Auf Schloss Gottorf, im Kreuzstall und in der Reithalle versammelt Vasconcelos nun in der raumgreifend angelegten Sonderschau „Le Chateau des Valkyrie“ ihre farbenprächtigen Damen aus Strick, Spitzen, Stoffen, Wolle, Häkelwerk und integrierter LED-Beleuchtung. Im Eisenkunstmuseum Büdelsdorf wartet sie mit einer schmiedeeisernen Installation auf, die Vasconcelos breiten Materialfundus nunmehr um ein „hartes“ Element erweitert.
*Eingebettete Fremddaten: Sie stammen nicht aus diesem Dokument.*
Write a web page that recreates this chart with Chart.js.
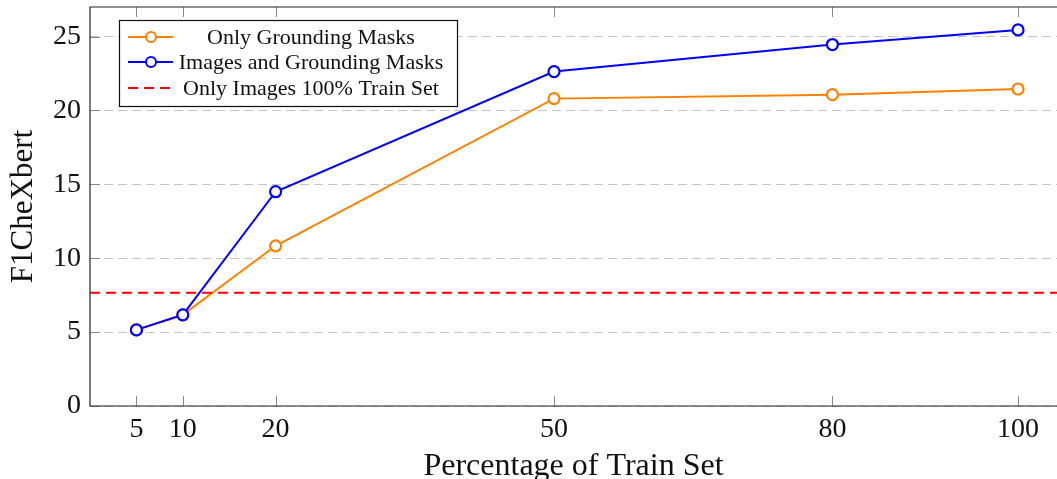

Was die Arbeiten der Künstlerin, deren Eltern nach der friedlichen Nelkenrevolution 1974 aus dem französischen Exil wieder nach Portugal zurückkehrten, besonders auszeichnet, ist ihre raumgreifende Qualität. Damit machen sie sich die sich die Orte, die sie bespielen, gänzlich zu eigen. Dazu addiert Vasconcelos ihre Wertschätzung traditioneller portugiesischer Handwerkskunst und weiblicher Handarbeitstechniken in ihr umfangreiches Werk, welches deutliche Referenzen an die Ästhetik des Surrealismus und der Pop-Art des frühen 20. Jahrhunderts zeigt. Die so entstandenen Arbeiten wie „Thyra“ oder „Marina Rinaldi“ oder auch „Martha“ und „Flaming Heart“ nehmen mit dem Betrachter Kontakt auf, korrespondieren mit ihm, in dem sie wie bei „Flaming Heart“ mit tentakelartigen Stoffvenen in den Raum hineingreifen. Stets rücken sie das wichtiges Kernthema im Werk von Vasconcelos in den Fokus: den Status der Frau und den Wert ihrer weiblichen Produktivität für die Gesellschaft.

Insbesondere die Technik des Strickens und Häkelns, die beinah als Signatur der zahlreichen Walküren gesehen werden kann, wird traditionell soziologisch mit der Arbeit von Frauen in Verbindung gebracht. Vornehmlich findet diese Arbeit im häuslichen Bereich statt, während die Arbeit der Männerwelt im öffentlichen Raum ausgeführt wird. Die Arbeit „Pantelmina Nr. 1“ steht hierbei auch auf Schloss Gottorf Pars pro toto für den künstlerischen An­spruch Vasconcelos, dieser faszinierend anderen, aber gleichwohl überzeugenden weibliche Ästhetik selbstbewusst Räume in der zeitgenössischen Kunstwelt zuzuweisen.